Dhruv Madhwal, Lyuxin David Zhang, Dan Roth, Tomer Wolfson, Vivek Gupta

TL;DR
Decomposed prompting helps identify when large language models are uncertain about their knowledge, enabling better error detection without additional training or retrieval, despite not fixing knowledge gaps.
Contribution
The paper shows that disagreement among different prompting regimes effectively signals model uncertainty, leading to a practical abstention method for improving reliability in closed-book QA.
Findings
Disagreement signals correlate with potential errors.
Cross-regime agreement improves error detection performance.
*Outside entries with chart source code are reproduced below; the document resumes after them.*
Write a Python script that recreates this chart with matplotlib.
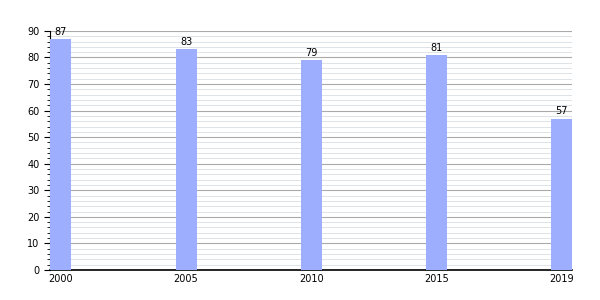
import matplotlib
matplotlib.use("Agg")
import matplotlib.pyplot as plt
from matplotlib.ticker import MultipleLocator

years = ["2000", "2005", "2010", "2015", "2019"]
values = [87, 83, 79, 81, 57]

bar_w = 0.168
pos = list(range(len(years)))

fig = plt.figure(figsize=(6, 3), dpi=100)
ax = fig.add_axes([0.083, 0.1, 0.87, 0.797])

ax.bar(pos, values, width=bar_w, align="edge", color="#9daeff", zorder=3)
for p, v in zip(pos, values):
    ax.text(p + bar_w / 2, v + 0.8, str(v), ha="center", va="bottom", fontsize=7, zorder=4)

ax.set_xlim(-0.005, 4 + bar_w)
ax.set_ylim(0, 90)
ax.yaxis.set_major_locator(MultipleLocator(10))
ax.yaxis.set_minor_locator(MultipleLocator(2))
ax.grid(which="major", axis="y", color="#aaaaaa", lw=0.8, zorder=1)
ax.grid(which="minor", axis="y", color="#dde3e8", lw=0.7, zorder=0)

ax.set_xticks([p + bar_w / 2 for p in pos])
ax.set_xticklabels(years)
ax.tick_params(axis="x", length=0, labelsize=7, pad=3)
ax.tick_params(axis="y", which="major", length=4, labelsize=7)
ax.tick_params(axis="y", which="minor", length=2)

for s in ["top", "right"]:
    ax.spines[s].set_visible(False)
ax.spines["left"].set_linewidth(0.8)
ax.spines["bottom"].set_linewidth(1.2)

fig.savefig("out.png", dpi=100)
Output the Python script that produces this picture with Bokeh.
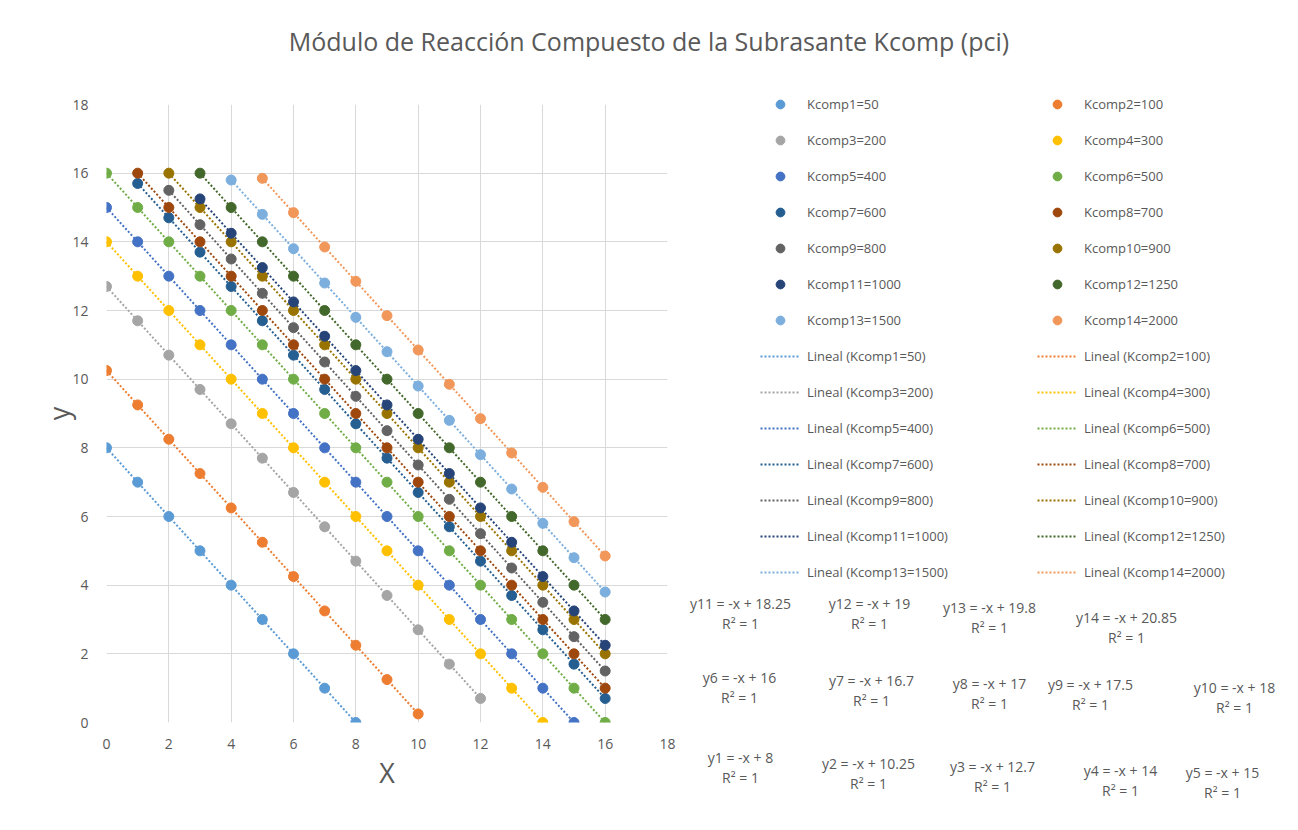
import numpy as np
from bokeh.plotting import figure
from bokeh.models import Range1d, Legend, LegendItem, Label, FixedTicker, Div
from bokeh.layouts import row, column
from bokeh.embed import file_html
from bokeh.resources import INLINE

# ---------------- data ----------------
series_names = ["Kcomp1=50", "Kcomp2=100", "Kcomp3=200", "Kcomp4=300", "Kcomp5=400",
                "Kcomp6=500", "Kcomp7=600", "Kcomp8=700", "Kcomp9=800", "Kcomp10=900",
                "Kcomp11=1000", "Kcomp12=1250", "Kcomp13=1500", "Kcomp14=2000"]

x1 = [0, 1, 2, 3, 4, 5, 6, 7, 8]
y1 = [8, 7, 6, 5, 4, 3, 2, 1, 0]
x2 = [0, 1, 2, 3, 4, 5, 6, 7, 8, 9, 10]
y2 = [10.25, 9.25, 8.25, 7.25, 6.25, 5.25, 4.25, 3.25, 2.25, 1.25, 0.25]
x3 = [0, 1, 2, 3, 4, 5, 6, 7, 8, 9, 10, 11, 12]
y3 = [12.7, 11.7, 10.7, 9.7, 8.7, 7.7, 6.7, 5.7, 4.7, 3.7, 2.7, 1.7, 0.7]
x4 = [0, 1, 2, 3, 4, 5, 6, 7, 8, 9, 10, 11, 12, 13, 14]
y4 = [14, 13, 12, 11, 10, 9, 8, 7, 6, 5, 4, 3, 2, 1, 0]
x5 = [0, 1, 2, 3, 4, 5, 6, 7, 8, 9, 10, 11, 12, 13, 14, 15]
y5 = [15, 14, 13, 12, 11, 10, 9, 8, 7, 6, 5, 4, 3, 2, 1, 0]
x6 = [0, 1, 2, 3, 4, 5, 6, 7, 8, 9, 10, 11, 12, 13, 14, 15, 16]
y6 = [16, 15, 14, 13, 12, 11, 10, 9, 8, 7, 6, 5, 4, 3, 2, 1, 0]
x7 = [1, 2, 3, 4, 5, 6, 7, 8, 9, 10, 11, 12, 13, 14, 15, 16]
y7 = [15.7, 14.7, 13.7, 12.7, 11.7, 10.7, 9.7, 8.7, 7.7, 6.7, 5.7, 4.7, 3.7, 2.7, 1.7, 0.7]
x8 = [1, 2, 3, 4, 5, 6, 7, 8, 9, 10, 11, 12, 13, 14, 15, 16]
y8 = [16, 15, 14, 13, 12, 11, 10, 9, 8, 7, 6, 5, 4, 3, 2, 1]
x9 = [2, 3, 4, 5, 6, 7, 8, 9, 10, 11, 12, 13, 14, 15, 16]
y9 = [15.5, 14.5, 13.5, 12.5, 11.5, 10.5, 9.5, 8.5, 7.5, 6.5, 5.5, 4.5, 3.5, 2.5, 1.5]
x10 = [2, 3, 4, 5, 6, 7, 8, 9, 10, 11, 12, 13, 14, 15, 16]
y10 = [16, 15, 14, 13, 12, 11, 10, 9, 8, 7, 6, 5, 4, 3, 2]
x11 = [3, 4, 5, 6, 7, 8, 9, 10, 11, 12, 13, 14, 15, 16]
y11 = [15.25, 14.25, 13.25, 12.25, 11.25, 10.25, 9.25, 8.25, 7.25, 6.25, 5.25, 4.25, 3.25, 2.25]
x12 = [3, 4, 5, 6, 7, 8, 9, 10, 11, 12, 13, 14, 15, 16]
y12 = [16, 15, 14, 13, 12, 11, 10, 9, 8, 7, 6, 5, 4, 3]
x13 = [4, 5, 6, 7, 8, 9, 10, 11, 12, 13, 14, 15, 16]
y13 = [15.8, 14.8, 13.8, 12.8, 11.8, 10.8, 9.8, 8.8, 7.8, 6.8, 5.8, 4.8, 3.8]
x14 = [5, 6, 7, 8, 9, 10, 11, 12, 13, 14, 15, 16]
y14 = [15.85, 14.85, 13.85, 12.85, 11.85, 10.85, 9.85, 8.85, 7.85, 6.85, 5.85, 4.85]

xs = [x1, x2, x3, x4, x5, x6, x7, x8, x9, x10, x11, x12, x13, x14]
ys = [y1, y2, y3, y4, y5, y6, y7, y8, y9, y10, y11, y12, y13, y14]

equations = ["y1 = -x + 8", "y2 = -x + 10.25", "y3 = -x + 12.7", "y4 = -x + 14",
             "y5 = -x + 15", "y6 = -x + 16", "y7 = -x + 16.7", "y8 = -x + 17",
             "y9 = -x + 17.5", "y10 = -x + 18", "y11 = -x + 18.25", "y12 = -x + 19",
             "y13 = -x + 19.8", "y14 = -x + 20.85"]
r2_text = "R² = 1"
title_text = "Módulo de Reacción Compuesto de la Subrasante Kcomp (pci)"

tick_values = [0, 2, 4, 6, 8, 10, 12, 14, 16, 18]

# ---------------- style / layout ----------------
colors = ["#5B9BD5", "#ED7D31", "#A5A5A5", "#FFC000", "#4472C4", "#70AD47",
          "#255E91", "#9E480E", "#636363", "#997300", "#264478", "#43682B",
          "#7CAFDD", "#F1975A"]
TXT = "#595959"
FONT = "Open Sans"

W, H = 1298, 830
TITLE_H = 80
P1_W = 686
FL, FR, FT, FB = 106, 667, 104, 722  # plot frame in page pixels
XMAX, YMAX = 18, 18

title_div = Div(text=title_text, width=W, height=TITLE_H, margin=0,
                styles={"text-align": "center", "font-family": FONT, "font-size": "25px",
                        "color": TXT, "line-height": "82px", "white-space": "nowrap",
                        "width": "%dpx" % W})

p1 = figure(width=P1_W, height=H - TITLE_H, output_backend="svg", toolbar_location=None,
            x_range=Range1d(0, XMAX), y_range=Range1d(0, YMAX),
            min_border_left=FL, min_border_right=P1_W - FR,
            min_border_top=FT - TITLE_H, min_border_bottom=H - FB, margin=0)
p1.outline_line_color = None

for ax in (p1.xaxis[0], p1.yaxis[0]):
    ax.ticker = FixedTicker(ticks=tick_values)
    ax.axis_line_color = None
    ax.major_tick_line_color = None
    ax.minor_tick_line_color = None
    ax.major_label_text_color = TXT
    ax.major_label_text_font = FONT
    ax.major_label_text_font_size = "14px"
    ax.axis_label_text_color = TXT
    ax.axis_label_text_font = FONT
    ax.axis_label_text_font_size = "27px"
    ax.axis_label_text_font_style = "normal"

p1.xaxis.axis_label = "X"
p1.yaxis.axis_label = "y"
p1.xaxis.major_label_standoff = 10
p1.xaxis.axis_label_standoff = 2
p1.yaxis.major_label_standoff = 12
p1.yaxis.axis_label_standoff = -8

p1.xgrid.ticker = FixedTicker(ticks=tick_values)
p1.ygrid.ticker = FixedTicker(ticks=tick_values)
p1.xgrid.grid_line_color = "#D9D9D9"
p1.ygrid.grid_line_color = "#D9D9D9"

for i in range(14):
    xa = np.array(xs[i], dtype=float)
    ya = np.array(ys[i], dtype=float)
    m, b = np.polyfit(xa, ya, 1)
    lx = [xa.min(), xa.max()]
    ly = [m * lx[0] + b, m * lx[1] + b]
    p1.line(lx, ly, line_color=colors[i], line_width=2, line_dash="2 2")
for i in range(14):
    p1.scatter(xs[i], ys[i], size=10, fill_color=colors[i], line_color=colors[i])

# ---------- right panel: legend + trendline equations ----------
P2_X0 = P1_W
p2 = figure(width=W - P1_W, height=H - TITLE_H, output_backend="svg", toolbar_location=None,
            x_range=Range1d(P2_X0, W), y_range=Range1d(H, TITLE_H),
            min_border_left=0, min_border_right=0, min_border_top=0, min_border_bottom=0,
            margin=0)
p2.axis.visible = False
p2.grid.visible = False
p2.outline_line_color = None

leg_scatter = []
leg_line = []
for i in range(14):
    leg_line.append(p2.line([P2_X0 - 50, P2_X0 - 40], [H + 50, H + 50], line_color=colors[i],
                            line_width=2, line_dash="2 2"))
    leg_scatter.append(p2.scatter([P2_X0 - 50], [H + 50], size=10, fill_color=colors[i],
                                  line_color=colors[i]))

left_items = [LegendItem(label=series_names[i], renderers=[leg_scatter[i]]) for i in range(0, 14, 2)]
left_items += [LegendItem(label="Lineal (%s)" % series_names[i], renderers=[leg_line[i]]) for i in range(0, 14, 2)]
right_items = [LegendItem(label=series_names[i], renderers=[leg_scatter[i]]) for i in range(1, 14, 2)]
right_items += [LegendItem(label="Lineal (%s)" % series_names[i], renderers=[leg_line[i]]) for i in range(1, 14, 2)]

ITEM_H, ITEM_GAP = 22, 14
LEG_TOP = 104 - ITEM_H // 2
n_rows = 14
leg_h = n_rows * ITEM_H + (n_rows - 1) * ITEM_GAP
for items, left_px in ((left_items, 760), (right_items, 1037)):
    leg = Legend(items=items, location=(left_px - P2_X0, H - (LEG_TOP + leg_h)),
                 orientation="vertical", glyph_width=40, glyph_height=ITEM_H,
                 label_height=20, spacing=ITEM_GAP, label_standoff=7,
                 padding=0, margin=0, border_line_color=None,
                 background_fill_alpha=0, label_text_font=FONT,
                 label_text_font_size="13px", label_text_color=TXT)
    p2.add_layout(leg)

eq_pos = [(740, 757), (868, 763), (992, 766), (1120, 770), (1222, 772),
          (739, 677), (871, 680), (989, 683), (1090, 684), (1234, 687),
          (740, 603), (869, 603), (989, 607), (1126, 617)]
for i in range(14):
    cx, cy = eq_pos[i]
    p2.add_layout(Label(x=cx, y=cy, text=equations[i], text_align="center",
                        text_baseline="middle", text_font=FONT, text_font_size="14px",
                        text_color=TXT))
    p2.add_layout(Label(x=cx, y=cy + 20, text=r2_text, text_align="center",
                        text_baseline="middle", text_font=FONT, text_font_size="14px",
                        text_color=TXT))

right_col = column(p2, spacing=0, margin=0)
layout = column(title_div, row(p1, right_col, spacing=0, margin=0), spacing=0, margin=0)

open("out.html", "w").write(file_html(layout, INLINE))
Abstention based on disagreement outperforms standard uncertainty methods.
Abstract
Large language models often struggle to recognize their knowledge limits in closed-book question answering, leading to confident hallucinations. While decomposed prompting is typically used to improve accuracy, we investigate its impact on reliability. We evaluate three task-equivalent prompting regimes: Direct, Assistive, and Incremental, across different model scales and multi-hop QA benchmarks. We find that although accuracy gains from decomposition diminish in frontier models, disagreements between prompting regimes remain highly indicative of potential errors. Because factual knowledge is stable while hallucinations are stochastic, cross-regime agreement provides a precise signal of internal uncertainty. We leverage this signal to implement a training-free abstention policy that requires no retrieval or fine-tuning. Our results show that disagreement-based abstention outperforms…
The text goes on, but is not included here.